In its domestic operations, Krispy Kreme ended the quarter with a net decrease of three locations, for a total of 404 combined domestic and international stores at the end of the quarter. Company officials discussed the store count and the quarterly results Monday in a conference call with financial analysts.

Krispy Kreme “still faces some longstanding challenges” but is turning around, company president and CEO Daryl Brewster said in the conference call. “During the quarter, we improved our average weekly sales per company store and slowed the decline in systemwide sales,” Brewster said. He noted that the company refinanced its credit lines to cut costs and made progress in reducing other general and administrative costs. In addition, “Our international franchisees continued to show significant growth,” Brewster commented.

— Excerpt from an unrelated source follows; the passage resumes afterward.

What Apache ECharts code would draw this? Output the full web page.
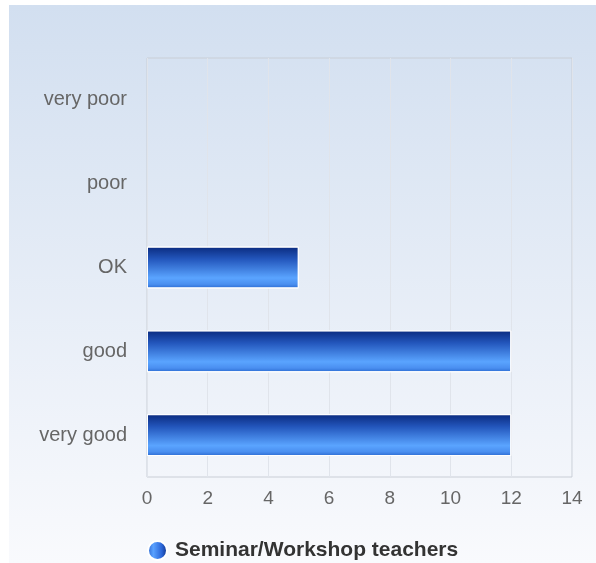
<!DOCTYPE html>
<html>
<head>
<meta charset="utf-8">
<script src="https://cdn.jsdelivr.net/npm/echarts@6/dist/echarts.min.js"></script>
<style>
body{margin:0;background:#fff;}
#chart{position:absolute;left:9px;top:5px;width:587px;height:558px;}
</style>
</head>
<body>
<div id="chart"></div>
<script>
// ratings, bottom to top
var categories = ['very good', 'good', 'OK', 'poor', 'very poor'];
var values = [12, 12, 5, 0, 0];
var seriesName = 'Seminar/Workshop teachers';

var dom = document.getElementById('chart');
var myChart = echarts.init(dom);

// zero bars get no white border
var barData = values.map(function (v) {
    return v === 0 ? {value: v, itemStyle: {borderWidth: 0}} : v;
});

var option = {
    backgroundColor: new echarts.graphic.LinearGradient(0, 0, 0, 1, [
        {offset: 0, color: '#d2dff0'},
        {offset: 1, color: '#f9fafd'}
    ]),
    textStyle: {fontFamily: 'Liberation Sans, Arial, sans-serif'},
    grid: {left: 138, right: 24, top: 53, bottom: 86, show: true, borderColor: '#c9ced6', borderWidth: 1},
    legend: {
        bottom: 2,
        left: 138,
        padding: 0,
        itemWidth: 19,
        itemHeight: 19,
        icon: 'circle',
        itemGap: 5,
        textStyle: {fontSize: 21, fontWeight: 'bold', color: '#333', padding: [0, 0, 0, 3]},
        data: [{
            name: seriesName,
            itemStyle: {
                color: new echarts.graphic.LinearGradient(0, 0, 1, 0, [
                    {offset: 0, color: '#2a62cc'},
                    {offset: 0.3, color: '#5aa2ff'},
                    {offset: 0.7, color: '#2b66d8'},
                    {offset: 1, color: '#0b2a7c'}
                ])
            }
        }]
    },
    xAxis: {
        type: 'value',
        min: 0,
        max: 14,
        interval: 2,
        axisLine: {show: false},
        axisTick: {show: false},
        splitLine: {lineStyle: {color: '#e0e4eb'}},
        axisLabel: {fontSize: 19, color: '#666', margin: 12}
    },
    yAxis: {
        type: 'category',
        data: categories,
        axisLine: {show: false},
        axisTick: {show: false},
        splitLine: {show: false},
        axisLabel: {fontSize: 20, color: '#666', margin: 20}
    },
    series: [{
        name: seriesName,
        type: 'bar',
        data: barData,
        barWidth: '50%',
        itemStyle: {
            borderColor: '#ffffff',
            borderWidth: 1,
            color: new echarts.graphic.LinearGradient(0, 0, 0, 1, [
                {offset: 0, color: '#0a2a7e'},
                {offset: 0.3, color: '#2356bc'},
                {offset: 0.75, color: '#5aa4ff'},
                {offset: 0.9, color: '#4a8ff0'},
                {offset: 1, color: '#2a6ad0'}
            ])
        }
    }]
};

myChart.setOption(option, true);
</script>
</body>
</html>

“The majority of our franchisees are growing today,” Brewster added. He said that, as he explained at the Krispy Kreme annual shareholders’ meeting yesterday, the company “has continued to make progress on its turnaround.” The chain has become current on its financial filings, reduced long-term debt and borrowing costs and has finished refiling documents required for franchising in certain markets.

Krispy Kreme lost $7.4 million and 12 cents per diluted share in the quarter. The company recorded impairment charges and lease termination costs of $12.7 million in the first quarter this year, compared to $755,000 in the first quarter of fiscal 2007. It also recorded a charge of $9.6 million representing a prepayment fee and the write-off of deferred financing costs related to long-term debt refinanced during the quarter.

The quarterly loss this year compared to a net loss of $6 million and 10 cents a share in the comparable period last year. Revenues for the first quarter fell 7.1% to $110.9 million compared to $119.4 million in the first quarter of last year.